Key Takeaways
- Lloyds Banking Group and Wildfarmed have launched the Food & Nature Resilience Fund to scale investment in regenerative farming across the UK.
- The fund pools money from banks, utility companies and insurers to pay farmers for measurable gains in biodiversity, soil health, water quality and carbon reduction.
- Early backers include water utilities Severn Trent and Affinity Water, along with insurer AXA XL, with more investors expected to join later.
- A 12% hit to GDP over the next decade is the projected cost of unaddressed ecosystem decline, according to research cited by Lloyds.
- Nine in ten farmers surveyed pointed to funding shortfalls, not lack of interest, as the main reason they haven't switched to regenerative methods.

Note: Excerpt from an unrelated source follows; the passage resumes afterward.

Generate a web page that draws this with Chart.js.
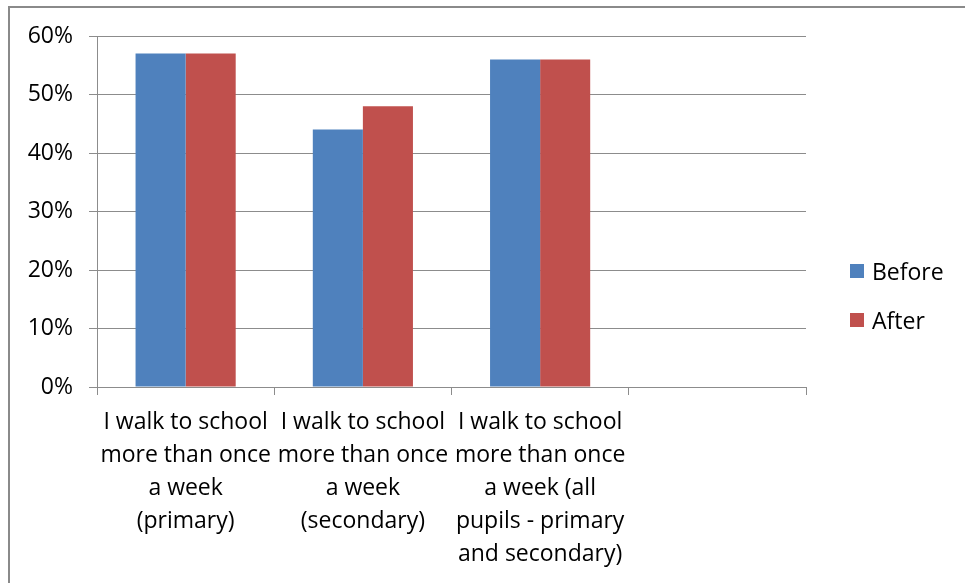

Lloyds Banking Group Pools Cross-Sector Capital for Regenerative Farming
Lloyds Banking Group has teamed up with regenerative agriculture company Wildfarmed to launch the Food & Nature Resilience Fund, a vehicle meant to speed up the shift of UK farmland toward regenerative practices that boost biodiversity, restore soil health, protect water quality and cut carbon output. Khadija Ali, Group Director of Sustainability and Responsible Business at Lloyds Banking Group, unveiled the fund in a LinkedIn post, framing it as a mechanism for pooling capital from banks, utilities and insurers so farmers can be paid for verified environmental gains without giving up food production on their land.

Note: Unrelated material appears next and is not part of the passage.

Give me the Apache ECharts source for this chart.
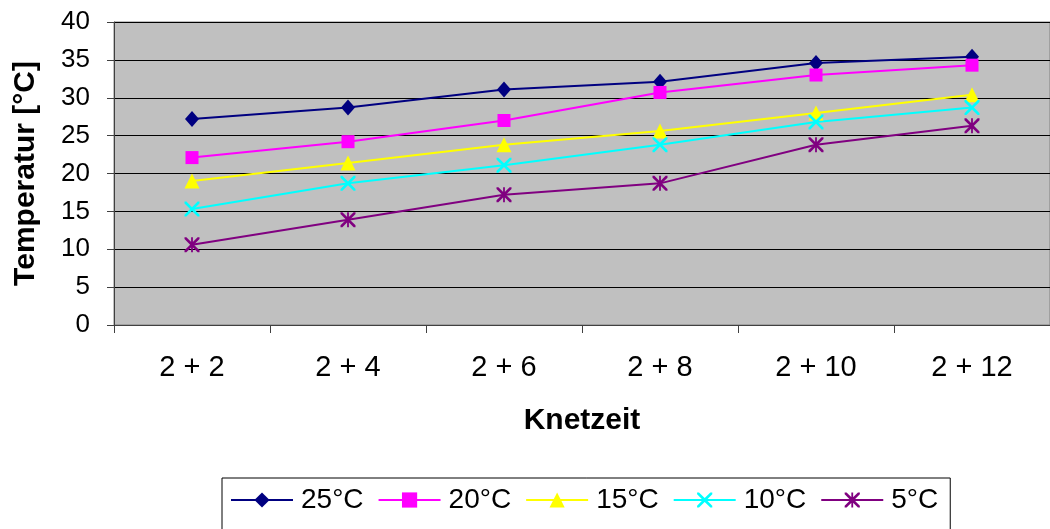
<!DOCTYPE html>
<html>
<head>
<meta charset="utf-8">
<script src="https://cdn.jsdelivr.net/npm/echarts@6/dist/echarts.min.js"></script>
<style>html,body{margin:0;padding:0;background:#fff;}#c{width:1050px;height:529px;}</style>
</head>
<body>
<div id="c"></div>
<script>
var categories = ['2 + 2', '2 + 4', '2 + 6', '2 + 8', '2 + 10', '2 + 12'];
var seriesNames = ['25°C', '20°C', '15°C', '10°C', '5°C'];
var s25 = [27.2, 28.7, 31.1, 32.1, 34.6, 35.4];
var s20 = [22.1, 24.2, 27.0, 30.7, 33.0, 34.3];
var s15 = [19.0, 21.4, 23.8, 25.6, 28.0, 30.4];
var s10 = [15.3, 18.7, 21.1, 23.8, 26.8, 28.7];
var s5 = [10.6, 13.9, 17.2, 18.7, 23.8, 26.3];
var yTicks = [0, 5, 10, 15, 20, 25, 30, 35, 40];

var X_PATH = 'path://M0,0 L2.5,0 L10,7.5 L17.5,0 L20,0 L20,2.5 L12.5,10 L20,17.5 L20,20 L17.5,20 L10,12.5 L2.5,20 L0,20 L0,17.5 L7.5,10 L0,2.5 Z';
var AST_PATH = 'path://M0,0 L2.5,0 L10,7.5 L17.5,0 L20,0 L20,2.5 L12.5,10 L20,17.5 L20,20 L17.5,20 L10,12.5 L2.5,20 L0,20 L0,17.5 L7.5,10 L0,2.5 Z M8.8,0 L11.2,0 L11.2,20 L8.8,20 Z';

var styles = [
  {color: '#000080', symbol: 'diamond', size: [14, 16]},
  {color: '#FF00FF', symbol: 'rect', size: 13},
  {color: '#FFFF00', symbol: 'triangle', size: [15, 15]},
  {color: '#00FFFF', symbol: X_PATH, size: 15},
  {color: '#800080', symbol: AST_PATH, size: 15}
];
var dataSets = [s25, s20, s15, s10, s5];

var chart = echarts.init(document.getElementById('c'));
var FONT = '"Liberation Sans", Arial, sans-serif';
chart.setOption({
  animation: false,
  textStyle: {fontFamily: FONT, color: '#000'},
  grid: {left: 114, top: 22, right: -11, bottom: 204, show: true, backgroundColor: '#C0C0C0', borderColor: '#808080', borderWidth: 1},
  legend: {
    left: 222, top: 478,
    data: seriesNames,
    borderColor: '#000', borderWidth: 1,
    padding: [8, 12, 40, 8],
    itemWidth: 62, itemHeight: 19, itemGap: 14,
    textStyle: {fontFamily: FONT, fontSize: 28, color: '#000', padding: [0, 0, 0, 3]}
  },
  xAxis: {
    type: 'category', data: categories, boundaryGap: true,
    axisLine: {lineStyle: {color: '#404040', width: 1}},
    axisTick: {show: true, length: 8, lineStyle: {color: '#404040'}},
    axisLabel: {fontSize: 29, color: '#000', margin: 28, fontFamily: FONT},
    name: 'Knetzeit', nameLocation: 'middle', nameGap: 81,
    nameTextStyle: {fontSize: 30, fontWeight: 'bold', color: '#000', fontFamily: FONT}
  },
  yAxis: {
    type: 'value', min: 0, max: 40, interval: 5,
    axisLine: {show: true, lineStyle: {color: '#404040', width: 1}},
    axisTick: {show: true, length: 7, lineStyle: {color: '#404040'}},
    axisLabel: {fontSize: 26, color: '#000', margin: 24, fontFamily: FONT,
      formatter: function (v) { return yTicks.indexOf(v) >= 0 ? String(v) : ''; }},
    splitLine: {show: true, lineStyle: {color: '#000', width: 1}},
    name: 'Temperatur [°C]', nameLocation: 'middle', nameGap: 73,
    nameTextStyle: {fontSize: 30, fontWeight: 'bold', color: '#000', fontFamily: FONT}
  },
  series: seriesNames.map(function (n, i) {
    return {
      name: n, type: 'line', data: dataSets[i],
      symbol: styles[i].symbol, symbolSize: styles[i].size,
      showAllSymbol: true,
      lineStyle: {color: styles[i].color, width: 2},
      itemStyle: {color: styles[i].color, borderWidth: 0},
      emphasis: {disabled: true}
    };
  })
});
</script>
</body>
</html>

Wildfarmed's Farmer Network Anchors the Partnership
Ben Makowiecki, Agriculture Sustainability Director at Lloyds Banking Group, said the fund brings together organizations with a shared stake in healthier land and water systems.
“By bringing together businesses with a stake in resilient farming, healthy soils, clean water and thriving natural ecosystems, this fund can help set in motion the pace of change needed to scale regenerative agriculture across the UK while creating a more reliable financial model for farmers,” said Ben Makowiecki, Agriculture Sustainability Director at Lloyds Banking Group, as quoted by ESG Today.
Wildfarmed, founded in 2018 by Andy Cato, George Lamb and Edd Lees, works with a network of British farmers on core regenerative techniques such as limiting soil disturbance, keeping soil covered year-round, and growing a wider mix of crops. The company says these methods raise biodiversity and soil quality while cutting water pollution and emissions, and the new fund is structured so farmers can adopt them without pulling land out of food production.